We compared cIDFD with VAE, cVAE and eight other competitive deep clustering methods: CC, MiCE, SCAN, RUC, NNM, TCL, SPICE, IDFD. Given that VAE and the eight competitive deep clustering methods have no way to handle the background dataset, only the target dataset was used. In the clustering phase, we applied simple $k$-means to representations for VAE, cVAE, IDFD, and cIDFD. The number of clusters $k$ is set equal to the number of classes in each dataset as shown in Table 1. Clustering performance was evaluated by three popular metrics: clustering accuracy (ACC), normalized mutual information (NMI), and the adjusted rand index (ARI). These metrics give values in the range $[0,1]$, with higher scores indicating more accurate clustering assignments.

Table 2 lists performances for each method. These results show that cIDFD clearly outperform the conventional methods. In terms of ACC, the cIDFD scores were improved by approximately 24% for Stripe MNIST, by 7% for CelebA-ROH, and by 25% for Birds400-ABC. In particular, performance under our method is better than performance under cVAE, which is the most similar method in terms of CA setting usage, even for complex datasets such as CelebA-ROH and Birds400-ABC.

Fig. 5 visualizes feature representations of the three datasets, which are learned by IDFD and cIDFD. 128-dimensional representations were embedded into two-dimensional space by UMAP [12]. Point colors indicate ground truth labels. The distribution clearly shows that cIDFD is preferable to IDFD when grouping samples into clusters characterized by ground truth labels, which are the features we focus on. For Stripe MNIST, IDFD created clusters excessively according to both the digits and stripes features, while cIDFD generated almost ten clusters. For CelebA-ROH, IDFD generated one distribution mixing two classes, but cIDFD generated distinct distributions according to the ground truth labels. cIDFD also correctly distinguished an extremely large number of bird species; however, in the IDFD results, samples of many classes were degenerated to several large clusters.

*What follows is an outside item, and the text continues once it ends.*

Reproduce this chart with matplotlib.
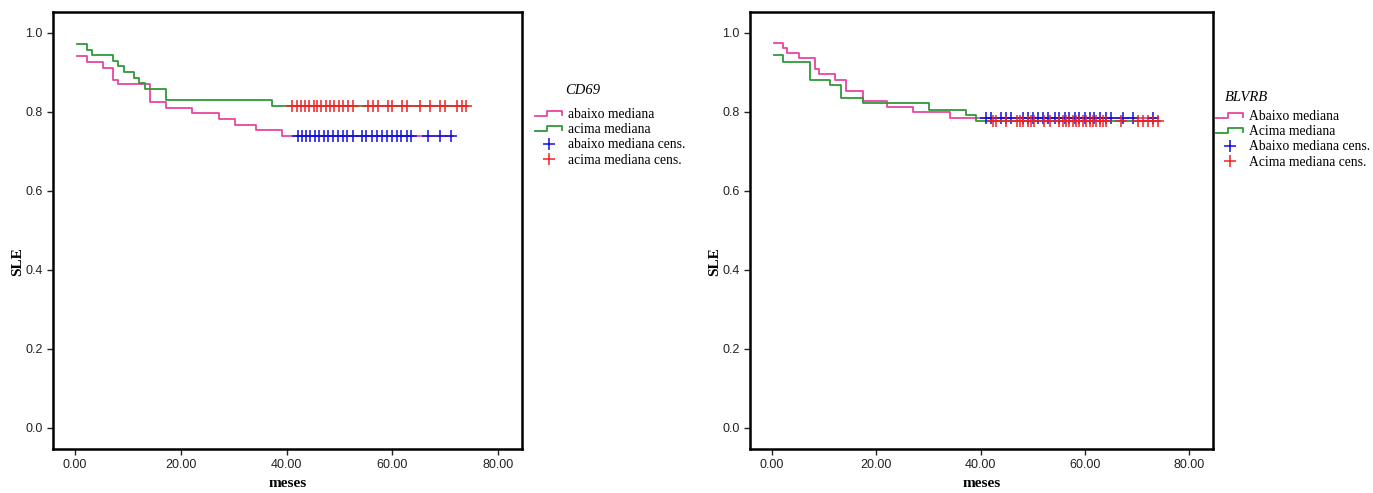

To clearly understand how our method works, we conducted experiments on similarity distribution for both IDFD and cIDFD with the synthetic image dataset Stripe MNIST. Fig. 6 shows the resulting histograms on four types of average similarity, which were calculated for each instance: the first type is similarity to instances of the same background and a different target; the second type is to instances of a different background and the same target; the third type is to instances of the same background and the same target; and the fourth type is to instances of a different target and a different background. In the case of IDFD (Fig. 6), the peaks of the first and second type of similarity are located in almost same lower region. As mentioned in Section 3.3, this situation is problematic. In contrast, cIDFD successfully moved the peak of the second type to the same position of the third type distribution in higher region (Fig. 6). On the other hand, the first and fourth type distributions are located in the same lower region. Consequently, instances with the same target features were clustered independently of the background features.